Task to carry out: A verbatim copy is needed of the lines from the one containing "Reproduce this chart with Plotly." down to the one containing "import plotly.graph_objects as go", inclusive. Print it with no pictures.

Record excerpts:
******

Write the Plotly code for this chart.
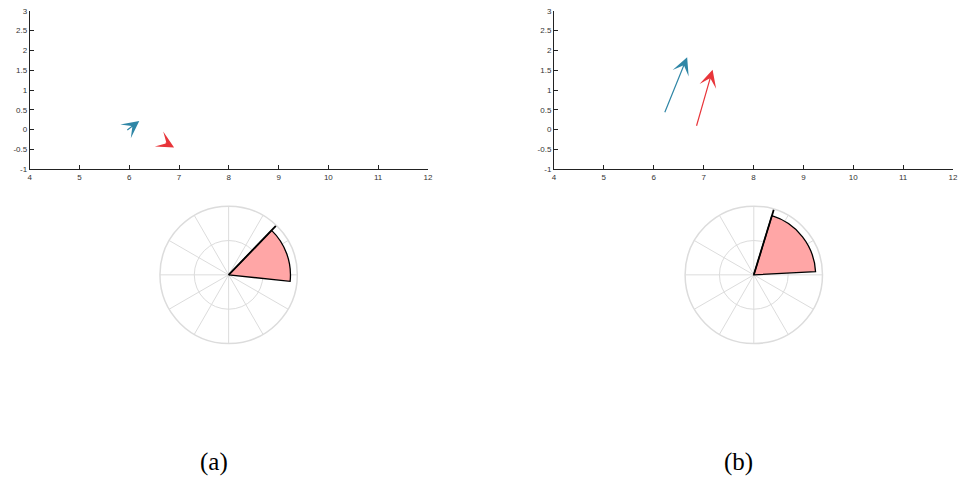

******

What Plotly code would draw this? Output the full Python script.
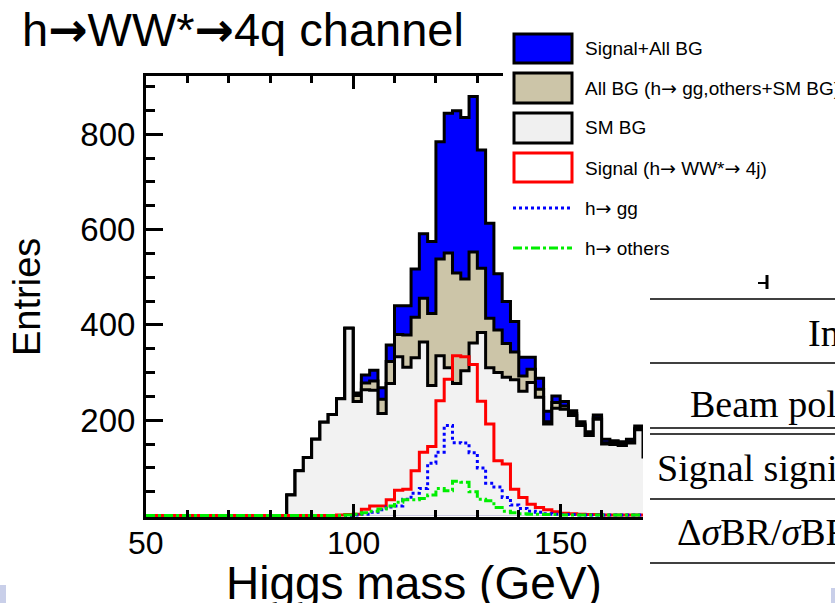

******

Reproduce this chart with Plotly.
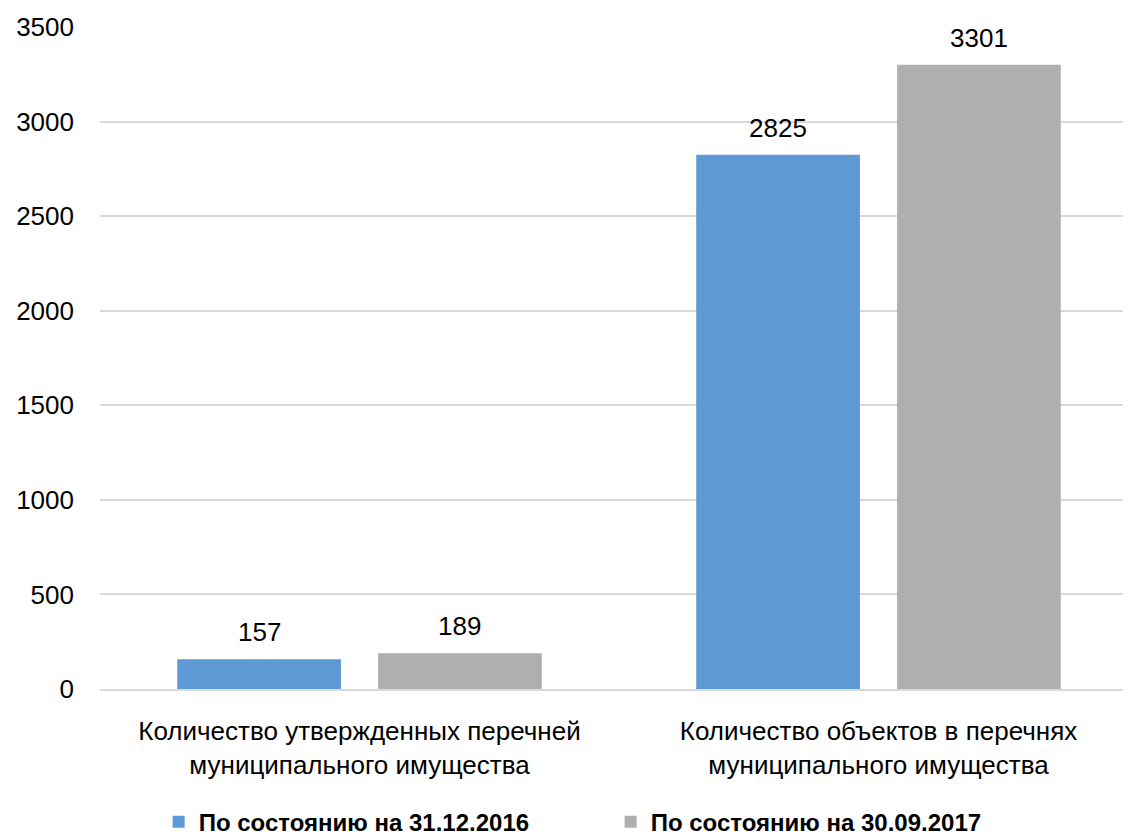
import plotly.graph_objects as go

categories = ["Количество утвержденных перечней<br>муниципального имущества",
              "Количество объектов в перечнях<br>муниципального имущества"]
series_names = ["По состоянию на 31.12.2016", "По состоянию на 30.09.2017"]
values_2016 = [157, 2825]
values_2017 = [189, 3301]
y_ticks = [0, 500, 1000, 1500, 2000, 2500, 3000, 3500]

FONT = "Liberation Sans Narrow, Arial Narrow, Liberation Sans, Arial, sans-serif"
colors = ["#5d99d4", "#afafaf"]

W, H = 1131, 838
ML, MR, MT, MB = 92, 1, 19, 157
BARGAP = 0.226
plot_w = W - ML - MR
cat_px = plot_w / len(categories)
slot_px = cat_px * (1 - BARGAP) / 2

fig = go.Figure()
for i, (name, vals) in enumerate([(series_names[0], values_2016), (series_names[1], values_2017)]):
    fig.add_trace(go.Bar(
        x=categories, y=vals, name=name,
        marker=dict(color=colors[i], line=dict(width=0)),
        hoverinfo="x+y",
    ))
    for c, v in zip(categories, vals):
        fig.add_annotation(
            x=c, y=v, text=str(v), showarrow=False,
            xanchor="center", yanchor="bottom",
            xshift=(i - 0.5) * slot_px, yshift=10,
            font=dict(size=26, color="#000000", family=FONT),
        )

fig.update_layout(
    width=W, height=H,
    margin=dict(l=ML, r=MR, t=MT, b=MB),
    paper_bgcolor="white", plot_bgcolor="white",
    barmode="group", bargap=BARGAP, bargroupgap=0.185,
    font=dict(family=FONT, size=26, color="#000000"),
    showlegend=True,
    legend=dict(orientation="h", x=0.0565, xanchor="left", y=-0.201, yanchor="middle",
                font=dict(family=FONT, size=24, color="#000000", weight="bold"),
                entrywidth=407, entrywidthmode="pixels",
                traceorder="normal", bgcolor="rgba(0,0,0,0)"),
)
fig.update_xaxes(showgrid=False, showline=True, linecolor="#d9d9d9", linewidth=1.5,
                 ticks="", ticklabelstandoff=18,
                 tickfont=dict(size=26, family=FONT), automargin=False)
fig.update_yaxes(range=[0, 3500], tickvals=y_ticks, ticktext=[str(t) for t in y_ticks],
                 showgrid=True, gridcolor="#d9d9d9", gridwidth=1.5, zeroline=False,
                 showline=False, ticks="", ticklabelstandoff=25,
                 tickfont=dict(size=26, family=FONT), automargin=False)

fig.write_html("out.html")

******

Reply to the exercise:
Reproduce this chart with Plotly.
import plotly.graph_objects as go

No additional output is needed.